Born in Congo but raised in Los Angeles, Ricardo Lemvo had a dream to create a fusion of Congolese and Cuban rumba, a dream that came true with his band Makina Loca. His sound today combines the hard percussive edge of Caribbean music — salsa, bomba, and merengue — with the lilting sway of the Congo. Saturday at 8 and 10 p.m. and Sunday at 2 and 10 p.m. at Yoshi’s in Jack London Square. $15-$20, $5 for kids at the Sunday matinee. 510-239-9200 or (j. poet)


Right now the hottest underground hip-hop weekly in the bay is Variable Unit‘s Scout, which happens at the Red Devil Lounge (1695 Polk St., SF) Wednesday nights at 9 p.m., and has showcased such artists as DJ Quest, Each the beatboxer, Foreign Legion, and dub-influenced scratch guitarist the Genie. This week’s lineup features Felonious: One Love Hip Hop, the funk-steeped hip-hop group fronted by local freestyle kingpin Infinite, who has built up a rep for creaming other emcees at True Skool’s “Mama Said Knock You Out” battles. Dublin, El-Rock, Ho Flow, and Phame will also perform at this week’s show, which will be hosted by special guest MC Zealous. (R.S.)


What with July 4 and all that, the best shows in town remain a BART ride away. Friday and Saturday, San Francisco Opera‘s evening productions of The Queen of Spades and Cosi fan tutte (both with great casts), and Sunday’s matinee of The Pearl Fishers (featuring dazzling sets and tenor Charles Castronovo, he of the handsome voice and equally handsome chest) are hands-down first choices. $28-$180 or standing room, 415-864-3330 or (Jason Victor Serinus)

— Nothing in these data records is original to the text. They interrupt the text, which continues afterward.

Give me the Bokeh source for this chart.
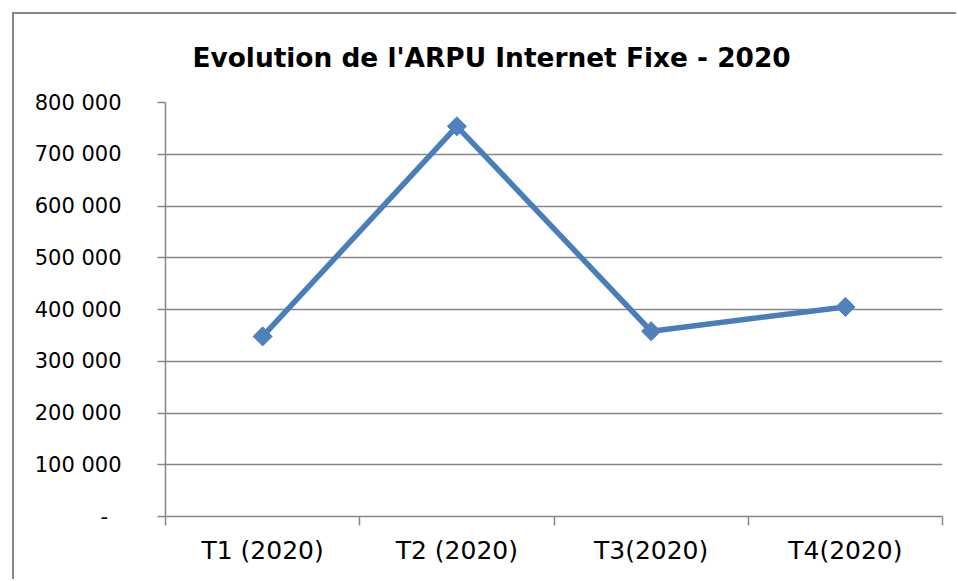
from bokeh.plotting import figure
from bokeh.models import Range1d, FixedTicker, ColumnDataSource, Column
from bokeh.embed import file_html
from bokeh.resources import INLINE
import math

# ---- data ----
categories = ["T1 (2020)", "T2 (2020)", "T3(2020)", "T4(2020)"]
arpu = [348000, 754000, 358000, 405000]
y_ticks = [0, 100000, 200000, 300000, 400000, 500000, 600000, 700000, 800000]
y_tick_labels = ["-\u00a0\u00a0", "100 000", "200 000", "300 000", "400 000",
                 "500 000", "600 000", "700 000", "800 000"]
title_text = "Evolution de l'ARPU Internet Fixe - 2020"

GRAY = "#868686"
LINE = "#4A7EBB"
MARK = "#4F81BD"

xpos = [i + 0.5 for i in range(len(categories))]
src = ColumnDataSource(dict(x=xpos, y=arpu, cat=categories))

p = figure(width=942, height=565, output_backend="svg", toolbar_location=None,
           x_range=Range1d(0, len(categories)), y_range=Range1d(0, 800000),
           min_border_left=151, min_border_right=14, min_border_top=87, min_border_bottom=63,
           title=title_text)
p.outline_line_color = None
p.background_fill_color = "white"
p.border_fill_color = "white"

p.title.align = "left"
p.title.vertical_align = "top"
p.title.offset = 27
p.title.standoff = 55
p.title.text_font = "DejaVu Sans"
p.title.text_font_style = "bold"
p.title.text_font_size = "26.4px"
p.title.text_color = "black"

# x axis
xa = p.xaxis[0]
xa.ticker = FixedTicker(ticks=xpos, minor_ticks=list(range(len(categories) + 1)))
xa.major_label_overrides = {x: c for x, c in zip(xpos, categories)}
xa.major_tick_out = 0
xa.major_tick_in = 0
xa.minor_tick_out = 9
xa.minor_tick_in = 0
xa.minor_tick_line_color = GRAY
xa.minor_tick_line_width = 1.5
xa.axis_line_color = GRAY
xa.axis_line_width = 1.5
xa.major_label_text_font = "DejaVu Sans"
xa.major_label_text_font_size = "25px"
xa.major_label_text_color = "black"
xa.major_label_standoff = 10

# y axis
ya = p.yaxis[0]
ya.ticker = FixedTicker(ticks=y_ticks)
ya.major_label_overrides = {t: l for t, l in zip(y_ticks, y_tick_labels)}
ya.major_tick_out = 8
ya.major_tick_in = 0
ya.minor_tick_out = 0
ya.minor_tick_in = 0
ya.major_tick_line_color = GRAY
ya.major_tick_line_width = 1.5
ya.axis_line_color = GRAY
ya.axis_line_width = 1.5
ya.major_label_text_font = "DejaVu Sans"
ya.major_label_text_font_size = "21px"
ya.major_label_text_color = "black"
ya.major_label_standoff = 36

p.xgrid.visible = False
p.ygrid.ticker = FixedTicker(ticks=y_ticks)
p.ygrid.grid_line_color = GRAY
p.ygrid.grid_line_width = 1.5

p.line("x", "y", source=src, line_color=LINE, line_width=5.5)
p.scatter("x", "y", source=src, marker="square", size=13.5, angle=math.pi / 4,
          fill_color=MARK, line_color=MARK)

layout = Column(children=[p], styles={
    "margin-left": "12px", "margin-top": "12px",
    "border-left": "2px solid #868686", "border-top": "2px solid #868686",
})

open("out.html", "w").write(file_html(layout, INLINE))
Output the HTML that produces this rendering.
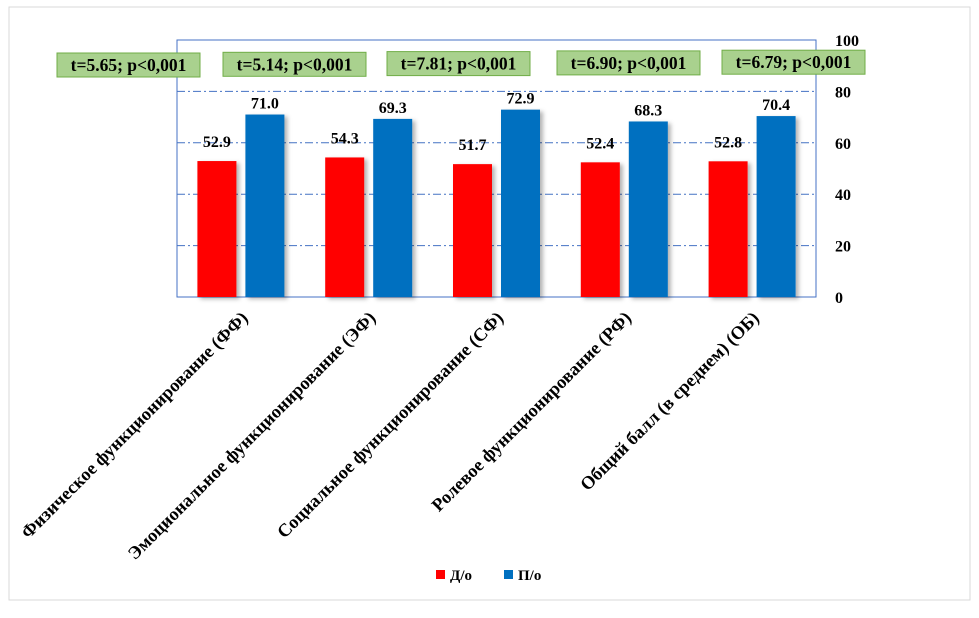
<!DOCTYPE html>
<html><head><meta charset="utf-8"><style>
body{margin:0;background:#fff;}
svg text{font-family:"Liberation Serif",serif;font-weight:bold;fill:#000;}
</style></head><body>
<svg width="979" height="613" xmlns="http://www.w3.org/2000/svg">
<defs><filter id="sh" x="-20%" y="-20%" width="150%" height="150%"><feDropShadow dx="3" dy="2" stdDeviation="2" flood-color="#000" flood-opacity="0.3"/></filter></defs>
<rect x="9" y="7" width="961" height="593" fill="#fff" stroke="#d9d9d9"/>
<g id="grid"></g><g id="bars"></g><g id="labels"></g>
<g>
<rect x="436" y="570" width="9" height="9" fill="#ff0000"/>
<text x="450" y="580" font-size="15">Д/о</text>
<rect x="504" y="570" width="9" height="9" fill="#0070c0"/>
<text x="518" y="580" font-size="15">П/о</text>
</g>
</svg>
<script>
const categories=["Физическое функционирование  (ФФ)","Эмоциональное  функционирование  (ЭФ)","Социальное  функционирование  (СФ)","Ролевое функционирование  (РФ)","Общий балл (в среднем) (ОБ)"];
const before=[52.9,54.3,51.7,52.4,52.8];
const after=[71.0,69.3,72.9,68.3,70.4];
const stats=["t=5.65; p<0,001","t=5.14; p<0,001","t=7.81; p<0,001","t=6.90; p<0,001","t=6.79; p<0,001"];
const ticks=[0,20,40,60,80,100];
const NS="http://www.w3.org/2000/svg";
const L=177,R=816,T=40,B=297;
const boxX=[57,223,387,557,722];
const y=v=>B-(v/100)*(B-T);
const bw=(R-L)/categories.length;
const cx=i=>L+bw*(i+0.5);
function mk(t,a,p){const e=document.createElementNS(NS,t);for(const k in a)e.setAttribute(k,a[k]);(p||document.getElementById('bars')).appendChild(e);return e;}
const grid=document.getElementById('grid');
ticks.forEach(t=>{
 if(t>0&&t<100){const g=mk('line',{x1:L,x2:R,y1:y(t),y2:y(t),stroke:'#4472c4','stroke-dasharray':'8,3,2,3'},grid);
 
 }
 const tx=mk('text',{x:835,y:y(t)+6,'font-size':16},grid);tx.textContent=t;
 
 
});
const fr=mk('rect',{x:L,y:T,width:R-L,height:B-T,fill:'none',stroke:'#4472c4'},grid);


const lab=document.getElementById('labels');
categories.forEach((c,i)=>{
 const w=39,g=9;
 const x1=cx(i)-g/2-w,x2=cx(i)+g/2;
 const r1=mk('rect',{x:x1,y:y(before[i]),width:w,height:B-y(before[i]),fill:'#ff0000',filter:'url(#sh)'});
 
 
 const r2=mk('rect',{x:x2,y:y(after[i]),width:w,height:B-y(after[i]),fill:'#0070c0',filter:'url(#sh)'});
 
 
 const v1=mk('text',{x:x1+w/2,y:y(before[i])-14,'text-anchor':'middle','font-size':16},lab);v1.textContent=before[i].toFixed(1);
 
 
 const v2=mk('text',{x:x2+w/2,y:y(after[i])-6,'text-anchor':'middle','font-size':16},lab);v2.textContent=after[i].toFixed(1);
 
 
 const by=53-i*0.7;
 const sb=mk('rect',{x:boxX[i],y:by,width:143,height:24,fill:'#a9d18e',stroke:'#70ad47'},lab);
 
 
 const st=mk('text',{x:boxX[i]+71.5,y:by+18,'text-anchor':'middle','font-size':17.5},lab);st.textContent=stats[i];
 
 
 const xl=mk('text',{x:0,y:0,'text-anchor':'end','font-size':18.3,transform:`translate(${cx(i)+8},${B+22}) rotate(-45)`},lab);xl.textContent=c;
 
 
});
</script>
</body></html>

Grandmaster Melle Mel should make everybody’s Top Ten MCs list, maybe even Top Three. This Hall of Famer is not just an old-school legend, he’s a hip-hop icon whose rhymes encompassed an impressive range of topics, in addition to being a fashion leader who flamboyantly rocked leather, furs, and denim with wildstyle flair. Expect him to be in tip-top shape (Rrrr-ough!) Friday night when he headlines the Legendz of Hip Hop tour, also featuring — are you ready for this? — Scorpio (the Furious Five), Kurtis Blow (“The Breaks”), Big Daddy Kane (“Ain’t No Half Steppin'”), and Dana Dane (“Dana Dane with Fame”). If that wasn’t stupid fresh enough for you, local faves Rico Pabon and the Soul Snatcherz open up, and the entire gig will be recorded for posterity for a DVD. Make sure your face is in the place — SF’s Space 550, that is — by getting advance tickets online at (Eric K. Arnold)


Billy C. Farlow‘s “Buddy Holly meets Elvis on speed” persona played a big part in the success of Commander Cody and the Lost Planet Airmen, the group that introduced a generation of hippies to honky-tonk music. His barely contained mania remains unabated to this day. Blues guitar great Rich Kirch, who spent thirteen years playing with John Lee Hooker, opens Saturday at Albany’s Ivy Room. $7, 10 p.m. 510-524-9220 or (j.p.)


If your name is Chuy Gomez, the world of sassy hip-hop radio personalities is your oyster. Clocking barely four hours of sleep a night, Gomez has been waking the Bay Area up for more than a decade with his morning show on KMEL. His giggly, bubbly personality recalls an era when listeners could actually meet their favorite waxslingers at the neighborhood carwash and KMEL DJs could use a marketing phrase like “The People’s Station” without flinching. Gomez performs this Saturday at @Seventeenth in Oakland with Digital Underground’s own DJ Fuze, whose credits include such immortal club-bangers as “Freaks of the Industry.” $20, 9 p.m. or 510-433-0577. (R.S.)